일반적인 stability의 정의에서 모든 t에 대해 다루는 반면 이 논문에서는 전반적으로 유한한 시간 구간까지를 다룬다. 문제를 조금 더 단순화한 것이다.

the space $L^2([0, T]; \mathbb{R}^d)$ : the set of all measurable functions $f : [0, T] \rightarrow \mathbb{R}^d$ that satisfy $$ \int_0^T \vert\vert f(x) \vert\vert_{\mathbb{R}^d}^2 dx < \infty $$

Function의 measurability는 function의 continuity의 확장이다. Measurable해야 적분이 정의된다.

Then $L^2([0, T]; \mathbb{R}^d)$ is a Hilbert space equipped with an inner product and a norm

\[\langle f, g \rangle_{L^2([0, T]; \mathbb{R}^d)} = \int_0^T \langle f(t), g(t)\rangle_{\mathbb{R}^d} dt, \quad \vert\vert f \vert\vert_{L^2([0, T]; \mathbb{R}^d)} = \sqrt{\langle f, f \rangle_{L^2([0, T]; \mathbb{R}^d)}}\]

Hilbert Space는 inner proudct와 norm이 정의된다. Hilbert space는 $L^2$를 포함한다.

Integral operators

An integral operator is a linear operator that maps a function $f$ to another function $K f$ given by $$ (K f)(t) = \int_0^T k(t, \tau) f(\tau) d\tau $$ where $k: [0, T] \rightarrow \mathbb{R}$ is the associated integral kernel.

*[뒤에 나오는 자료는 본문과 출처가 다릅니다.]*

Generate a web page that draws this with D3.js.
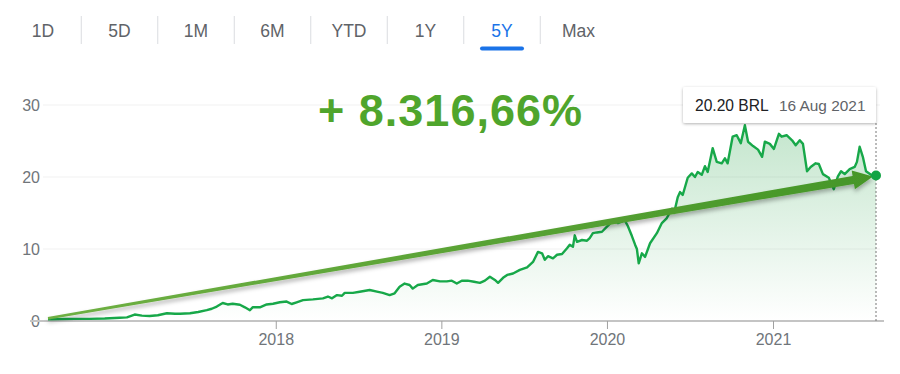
<!DOCTYPE html>
<html>
<head>
<meta charset="utf-8">
<script src="https://cdn.jsdelivr.net/npm/d3@7"></script>
<style>
  html, body { margin: 0; padding: 0; background: #fff; }
  svg { display: block; font-family: "Liberation Sans", Arial, Helvetica, sans-serif; }
</style>
</head>
<body>
<svg id="chart" width="900" height="374"></svg>
<script>
// ---- data ----
const tabs = ["1D", "5D", "1M", "6M", "YTD", "1Y", "5Y", "Max"];
const activeTab = "5Y";
const headline = "+ 8.316,66%";
const currency = "BRL";
const yTicks = [0, 10, 20, 30];
const xTickYears = ["2018-01-01", "2019-01-01", "2020-01-01", "2021-01-01"];

const dates = [
  "2016-08-17","2016-09-12","2016-10-15","2016-11-17","2016-12-20",
  "2017-01-22","2017-02-07","2017-02-24","2017-03-12","2017-03-29","2017-04-16","2017-05-06","2017-05-24","2017-06-04","2017-06-26",
  "2017-07-14","2017-08-02","2017-08-13","2017-08-24","2017-09-06","2017-09-17","2017-09-28","2017-10-14","2017-10-25","2017-11-05",
  "2017-11-11","2017-11-27","2017-12-12","2017-12-26",
  "2018-01-10","2018-01-25","2018-02-05","2018-02-16","2018-03-02","2018-03-24","2018-04-15","2018-04-26","2018-05-05","2018-05-16",
  "2018-05-27","2018-06-02","2018-06-20","2018-07-05","2018-07-27","2018-08-12","2018-08-25","2018-09-09","2018-09-20","2018-10-01",
  "2018-10-12","2018-10-23","2018-10-30","2018-11-10","2018-11-30","2018-12-13","2018-12-29",
  "2019-01-13","2019-01-24","2019-02-04","2019-02-15","2019-02-28","2019-03-14","2019-03-27","2019-04-07","2019-04-18","2019-04-29",
  "2019-05-06","2019-05-17","2019-05-26","2019-06-08","2019-06-23","2019-07-09","2019-07-22","2019-08-02","2019-08-11","2019-08-17",
  "2019-08-24","2019-09-04","2019-09-13","2019-09-24","2019-10-05","2019-10-11","2019-10-18","2019-10-22","2019-10-27","2019-11-07",
  "2019-11-18","2019-11-24","2019-12-01","2019-12-10","2019-12-21",
  "2020-01-01","2020-01-12","2020-01-19","2020-01-25","2020-02-03","2020-02-09","2020-02-16","2020-02-25","2020-03-03","2020-03-07",
  "2020-03-11","2020-03-18","2020-03-25","2020-04-05","2020-04-20","2020-05-01","2020-05-12","2020-05-23","2020-05-28","2020-06-05",
  "2020-06-10","2020-06-16","2020-06-27","2020-07-06","2020-07-13","2020-07-19","2020-07-28","2020-08-04","2020-08-10","2020-08-21",
  "2020-08-30","2020-09-10","2020-09-17","2020-09-23","2020-10-04","2020-10-13","2020-10-22","2020-10-31","2020-11-07","2020-11-18",
  "2020-11-29","2020-12-08","2020-12-14","2020-12-25",
  "2021-01-03","2021-01-14","2021-01-20","2021-01-31","2021-02-12","2021-02-20","2021-03-01","2021-03-08","2021-03-17","2021-03-25",
  "2021-04-05","2021-04-12","2021-04-21","2021-05-04","2021-05-15","2021-05-24","2021-05-31","2021-06-08","2021-06-19","2021-06-30",
  "2021-07-05","2021-07-11","2021-07-18","2021-07-25","2021-08-05","2021-08-16"
];
const prices = [
  0.24, 0.27, 0.30, 0.30, 0.35,
  0.45, 0.50, 0.90, 0.75, 0.70, 0.80, 1.07, 1.00, 1.00, 1.07,
  1.25, 1.50, 1.70, 2.00, 2.50, 2.30, 2.40, 2.26, 1.90, 1.50,
  1.90, 1.90, 2.30, 2.40,
  2.60, 2.70, 2.36, 2.60, 2.90, 3.00, 3.15, 3.40, 3.15, 3.60,
  3.50, 3.90, 3.90, 4.07, 4.30, 4.07, 3.90, 3.60, 3.85, 4.76,
  5.20, 5.00, 4.50, 5.00, 5.20, 5.70, 5.50,
  5.50, 5.60, 5.20, 5.60, 5.60, 5.45, 5.30, 5.60, 6.15, 5.70,
  5.30, 6.00, 6.40, 6.60, 7.10, 7.45, 8.20, 9.60, 9.40, 8.50,
  9.00, 8.70, 9.20, 9.30, 10.10, 10.60, 10.30, 11.90, 11.00, 11.25,
  11.15, 11.50, 12.20, 12.30, 12.40,
  13.10, 13.80, 13.90, 13.60, 13.80, 14.00, 13.20, 11.80, 10.60, 10.00,
  8.00, 9.40, 8.90, 10.80, 12.20, 13.60, 14.30, 15.60, 15.00, 17.20,
  17.90, 17.50, 19.90, 20.50, 20.00, 20.70, 20.30, 21.50, 20.70, 24.00,
  22.10, 21.90, 22.60, 21.90, 25.60, 25.80, 24.70, 27.20, 24.90, 24.30,
  23.80, 22.80, 24.90, 24.60,
  23.90, 26.00, 25.60, 25.80, 25.10, 24.40, 25.10, 24.60, 20.80, 21.40,
  21.90, 21.80, 20.40, 19.90, 18.30, 20.10, 20.80, 20.40, 21.10, 21.40,
  22.10, 24.20, 22.80, 20.80, 20.30, 20.20
];

// ---- setup ----
const parse = d3.timeParse("%Y-%m-%d");
const series = dates.map((d, i) => ({ date: parse(d), value: prices[i] }));
const first = series[0], last = series[series.length - 1];

const svg = d3.select("#chart");
const defs = svg.append("defs");

const x = d3.scaleTime().domain([first.date, last.date]).range([48, 876]);
const y = d3.scaleLinear().domain([0, 30]).range([321, 105]);

// ---- tabs ----
const tabX = d3.scalePoint().domain(tabs).range([43, 578.5]);
const tabG = svg.append("g");
tabG.selectAll("text").data(tabs).join("text")
  .attr("x", d => tabX(d)).attr("y", 37)
  .attr("text-anchor", "middle")
  .attr("font-size", 17.5)
  .attr("fill", d => d === activeTab ? "#1a73e8" : "#5f6368")
  .text(d => d);
tabG.selectAll("line").data(tabs.slice(1)).join("line")
  .attr("x1", d => tabX(d) - tabX.step() / 2).attr("x2", d => tabX(d) - tabX.step() / 2)
  .attr("y1", 16).attr("y2", 44)
  .attr("stroke", "#dadce0").attr("stroke-width", 1);
tabG.append("rect")
  .attr("x", tabX(activeTab) - 22).attr("y", 46.5)
  .attr("width", 44).attr("height", 4).attr("rx", 2)
  .attr("fill", "#1a73e8");

// ---- grid ----
svg.append("g").selectAll("line").data(yTicks.filter(t => t > 0)).join("line")
  .attr("x1", 43).attr("x2", 880)
  .attr("y1", d => y(d)).attr("y2", d => y(d))
  .attr("stroke", "#f1f1f1").attr("stroke-width", 1);

// ---- y axis labels ----
const yAxis = svg.append("g").attr("transform", "translate(42,0)")
  .call(d3.axisLeft(y).tickValues(yTicks).tickSize(0).tickPadding(2));
yAxis.select(".domain").remove();
yAxis.selectAll("text").attr("font-size", 16).attr("fill", "#70757a")
  .attr("font-family", "Liberation Sans, Arial, sans-serif");

// ---- area ----
const grad = defs.append("linearGradient").attr("id", "areaGrad")
  .attr("gradientUnits", "userSpaceOnUse")
  .attr("x1", 0).attr("x2", 0).attr("y1", y(28)).attr("y2", y(0));
grad.append("stop").attr("offset", 0).attr("stop-color", "#34a853").attr("stop-opacity", 0.3);
grad.append("stop").attr("offset", 1).attr("stop-color", "#34a853").attr("stop-opacity", 0.0);

svg.append("path").datum(series)
  .attr("fill", "url(#areaGrad)")
  .attr("d", d3.area().x(d => x(d.date)).y0(y(0)).y1(d => y(d.value)));

// ---- x axis ----
svg.append("line")
  .attr("x1", 30).attr("x2", 884).attr("y1", y(0)).attr("y2", y(0))
  .attr("stroke", "#c4c4c4").attr("stroke-width", 2);
const xAxis = svg.append("g").attr("transform", `translate(0,${y(0)})`)
  .call(d3.axisBottom(x).tickValues(xTickYears.map(parse))
    .tickFormat(d3.timeFormat("%Y")).tickSize(8).tickPadding(5));
xAxis.select(".domain").remove();
xAxis.selectAll("line").attr("stroke", "#a0a0a0");
xAxis.selectAll("text").attr("font-size", 16).attr("fill", "#70757a")
  .attr("font-family", "Liberation Sans, Arial, sans-serif");

// ---- price line ----
svg.append("path").datum(series)
  .attr("fill", "none").attr("stroke", "#17a849").attr("stroke-width", 2.4)
  .attr("stroke-linejoin", "round")
  .attr("d", d3.line().x(d => x(d.date)).y(d => y(d.value)));

// ---- hover line ----
svg.append("line")
  .attr("x1", x(last.date)).attr("x2", x(last.date))
  .attr("y1", 123).attr("y2", y(0))
  .attr("stroke", "#777").attr("stroke-width", 1).attr("stroke-dasharray", "2,2");

// ---- arrow annotation ----
const shadow = defs.append("filter").attr("id", "arrowShadow")
  .attr("x", "-10%").attr("y", "-50%").attr("width", "120%").attr("height", "200%");
shadow.append("feDropShadow").attr("dx", 0).attr("dy", 3).attr("stdDeviation", 2)
  .attr("flood-color", "#000").attr("flood-opacity", 0.3);
const aGrad = defs.append("linearGradient").attr("id", "arrowGrad")
  .attr("gradientUnits", "userSpaceOnUse")
  .attr("x1", x(first.date)).attr("x2", x(last.date)).attr("y1", 0).attr("y2", 0);
aGrad.append("stop").attr("offset", 0).attr("stop-color", "#6fb043");
aGrad.append("stop").attr("offset", 1).attr("stop-color", "#459628");

const p0 = [x(first.date), y(first.value) - 1];
const p1 = [x(last.date) - 3, y(last.value) + 1];
const dx = p1[0] - p0[0], dy = p1[1] - p0[1], len = Math.hypot(dx, dy);
const ux = dx / len, uy = dy / len, nx = -uy, ny = ux;
const headLen = 20, headHalf = 9.5, w0 = 1.2, w1 = 4;
const neck = [p1[0] - ux * headLen, p1[1] - uy * headLen];
const pt = (p, s) => [p[0] + nx * s, p[1] + ny * s];
const arrowPts = [pt(p0, w0), pt(neck, w1), pt(neck, headHalf), p1, pt(neck, -headHalf), pt(neck, -w1), pt(p0, -w0)];
svg.append("path")
  .attr("d", d3.line()(arrowPts) + "Z")
  .attr("fill", "url(#arrowGrad)")
  .attr("filter", "url(#arrowShadow)");

// ---- end dot ----
svg.append("circle")
  .attr("cx", x(last.date)).attr("cy", y(last.value)).attr("r", 5)
  .attr("fill", "#12a444");

// ---- tooltip ----
const tipShadow = defs.append("filter").attr("id", "tipShadow")
  .attr("x", "-20%").attr("y", "-50%").attr("width", "140%").attr("height", "200%");
tipShadow.append("feDropShadow").attr("dx", 0).attr("dy", 1).attr("stdDeviation", 1.5)
  .attr("flood-color", "#000").attr("flood-opacity", 0.3);
const tipW = 193, tipH = 36;
const tipX = x(last.date) - tipW, tipY = 87;
svg.append("rect")
  .attr("x", tipX).attr("y", tipY).attr("width", tipW).attr("height", tipH).attr("rx", 2)
  .attr("fill", "#fff").attr("filter", "url(#tipShadow)");
svg.append("text")
  .attr("x", tipX + 12).attr("y", tipY + 24)
  .attr("font-size", 15.6).attr("fill", "#202124")
  .text(d3.format(".2f")(last.value) + " " + currency);
svg.append("text")
  .attr("x", tipX + 96).attr("y", tipY + 24)
  .attr("font-size", 15.4).attr("fill", "#5f6368")
  .text(d3.timeFormat("%-d %b %Y")(last.date));

// ---- headline ----
svg.append("text")
  .attr("x", 318).attr("y", 126)
  .attr("font-size", 45).attr("font-weight", "bold")
  .attr("fill", "#4fa52c")
  .attr("textLength", 264).attr("lengthAdjust", "spacing")
  .text(headline);
</script>
</body>
</html>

Integral operator가 linear함을 증명해보자.

\[\begin{align*} (K (f + g))(t) &= \int_0^T k(t, \tau) (f + g)(\tau) d\tau \\ &= \int_0^T k(t, \tau) (f(\tau) + g(\tau)) d\tau \\ &= \int_0^T k(t, \tau) f(\tau) d\tau + \int_0^T k(t, \tau) g(\tau) d\tau \\ &= (K f)(t) + (K g)(t) \end{align*}\]

A Hilbert-Schmidt kernel is an integral kernel $k$ that is square integrable $$ k \in L^2([0, T]; \mathbb{R}) $$ Hilbert-Schmidt integral operator : the associated integral operator $K$ when $k$ is a Hilbert-Schmidt kernel.

$L^2$ space라는 것 자체가 특별하기 때문에 이름이 붙은 것이다.

Hilbert-Schmidt kernel k is symmetric : $k(t, \tau) = k (\tau, t)$ for all $t, \tau \in [0, T]$
The associated operator is symmetric : $\langle Kf, g \rangle = \langle f, K g \rangle$ for all $f, g \in L^2([0, T]; \mathbb{R}^d)$

If a Hilbert-Schmidt kernel k is symmetric, then the associated operator is also symmetric.

Proof. $d = 1$일 때에 대해 증명해보자.

Positive semidefinite kernels

A symmetric operator $K$ on a Hilbert space is said to be positive semidefinite and denoted by $K \succeq 0$ if $$ \langle K f, f \rangle \geq 0 $$ for all $f$ in the Hilbert space.

Matrix에 대한 positive semidefinite의 정의와 유사하다. Matrix의 positive semidefinite은 다음과 같이 정의된다.

영벡터가 아닌 임의의 열벡터 $x$와 대칭 행렬 $A$애 대해 다음이 성립한다면 $A$는 positive semidefinite이다.

\[x^{\top}Ax \geq 0\]

$\langle Ax, x\rangle \geq 0$와 같이 표현할 수도 있다.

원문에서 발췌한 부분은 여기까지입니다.